Today’s topics include Microsoft’s release of another test build of Windows 10 for mobile, Salesforce.com is getting ready to manage Internet of Things data, How Cisco routers were compromised by a code injection attack, and HP is planning to cut another 30, 000 jobs.
Windows 10 Mobile, successor to Windows Phone 8.1, is inching closer to release with a new preview build that irons out some lingering issues.
One improvement, “one-handed mode” makes it easier for a person to operate a large mobile handset model with one hand when the other hand is full.
One handed mode is enabled by pressing and holding the Start button.

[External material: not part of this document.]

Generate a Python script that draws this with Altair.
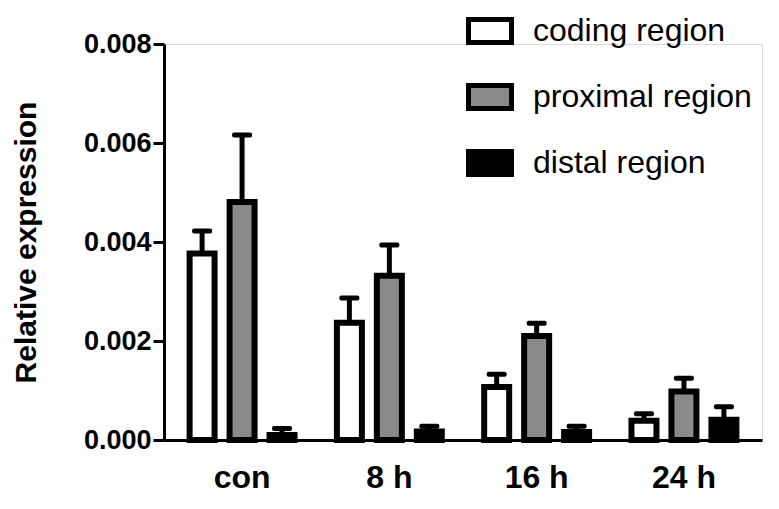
import altair as alt
import pandas as pd

categories = ["con", "8 h", "16 h", "24 h"]
series = ["coding region", "proximal region", "distal region"]
coding_mean = [0.00377, 0.00237, 0.00107, 0.00039]
coding_err = [0.00045, 0.00050, 0.00026, 0.00014]
proximal_mean = [0.00481, 0.00332, 0.00210, 0.00098]
proximal_err = [0.00135, 0.00062, 0.00026, 0.00027]
distal_mean = [0.00010, 0.00017, 0.00016, 0.00041]
distal_err = [0.00013, 0.00011, 0.00012, 0.00026]
fills = ["white", "#8a8a8a", "black"]
y_ticks = [0.0, 0.002, 0.004, 0.006, 0.008]

rows = []
for s, means, errs in zip(series, [coding_mean, proximal_mean, distal_mean],
                          [coding_err, proximal_err, distal_err]):
    for c, m, e in zip(categories, means, errs):
        rows.append({"group": c, "series": s, "mean": m, "upper": m + e})
df = pd.DataFrame(rows)

FONT = "Liberation Sans"

x_enc = alt.X("group:N", sort=categories,
              scale=alt.Scale(paddingInner=0, paddingOuter=0.03),
              axis=alt.Axis(title=None, ticks=False, labelAngle=0, labelFont=FONT,
                            labelFontWeight="bold", labelFontSize=32, labelColor="black",
                            labelPadding=22, domainColor="black", domainWidth=3))
xo_enc = alt.XOffset("series:N", sort=series,
                     scale=alt.Scale(paddingInner=0.375, paddingOuter=0.53))

base = alt.Chart(df)

bars = base.mark_bar(stroke="black", strokeWidth=6, strokeJoin="miter").encode(
    x=x_enc,
    xOffset=xo_enc,
    y=alt.Y("mean:Q",
            scale=alt.Scale(domain=[0, 0.008], nice=False),
            axis=alt.Axis(values=y_ticks, format=".3f", title="Relative expression",
                          labelFont=FONT, labelFontWeight="bold", labelFontSize=27,
                          labelColor="black", labelPadding=2,
                          tickSize=11, tickWidth=3, tickColor="black",
                          domainColor="black", domainWidth=3, grid=False,
                          titleFont=FONT, titleFontWeight="bold", titleFontSize=30,
                          titleColor="black", titleAngle=-90, titleAlign="center",
                          titleBaseline="bottom", titleX=-123, titleY=198)),
    fill=alt.Fill("series:N", sort=series,
                  scale=alt.Scale(domain=series, range=fills),
                  legend=alt.Legend(title=None, orient="none", legendX=302, legendY=-37,
                                    symbolType="M-1,-0.535H1V0.535H-1Z", symbolSize=1849,
                                    symbolStrokeColor="black", symbolStrokeWidth=5,
                                    symbolOpacity=1, labelLimit=400,
                                    labelFont=FONT, labelFontSize=32, labelColor="black",
                                    labelOffset=19, rowPadding=20, padding=0)),
)

stems = base.mark_rule(color="black", strokeWidth=5).encode(
    x=x_enc, xOffset=xo_enc, y="mean:Q", y2="upper:Q")

caps = base.mark_tick(color="black", thickness=5, size=20, cornerRadius=2, opacity=1).encode(
    x=x_enc, xOffset=xo_enc, y="upper:Q")

chart = alt.layer(stems, bars, caps).properties(
    width=598, height=396,
    autosize=alt.AutoSizeParams(type="none"),
    padding={"left": 156, "top": 36, "right": 5, "bottom": 55},
).configure_view(stroke=None).configure(background="white")

chart.save("out.html", embed_options={"renderer": "svg", "actions": False})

When users do this the screen will slide down so they can reach items at the top of the screen.
Salesforce.com wants to use its massive cloud computing capabilities to make it easier for businesses to gain useful, real-time information from the massive amounts of data being generated by the devices connected to the Internet of things.
At the company’s Dreamforce 2015 event in San Francisco on Sept. 15, Salesforce CEO Marc Benioff unveiled the Salesforce IoT Cloud, a new service that will enable businesses to not only store the data from the billions of IoT devices and applications, but also analyze that data in real time and send it back to Salesforce’s CRM software.
FireEye’s Mandiant division reported this week that it found at least 14 incidents in which a so-called “SYNful Knock” attack compromised the security of Cisco routers in Ukraine, the Philippines, Mexico and India.
In at least 14 known cases around the world, Cisco routers were hacked using a SYN (pronounced “sin”), which is short for a TCP packet synchronization component.
With the SYNful Knock, the default Cisco IOS router firmware is somehow replaced or tampered with, enabling an attacker to implant a backdoor.
The brutal string of job cuts over the past several years at Hewlett-Packard will continue after the company splits in two in November.
At a meeting with analysts in San Jose, Calif., Sept. 15, HP executives said that once the tech vendor splits up the two companies that come out of the split—Hewlett Packard Enterprise and HP Inc.—will undergo more layoffs as they look to reduce expenses.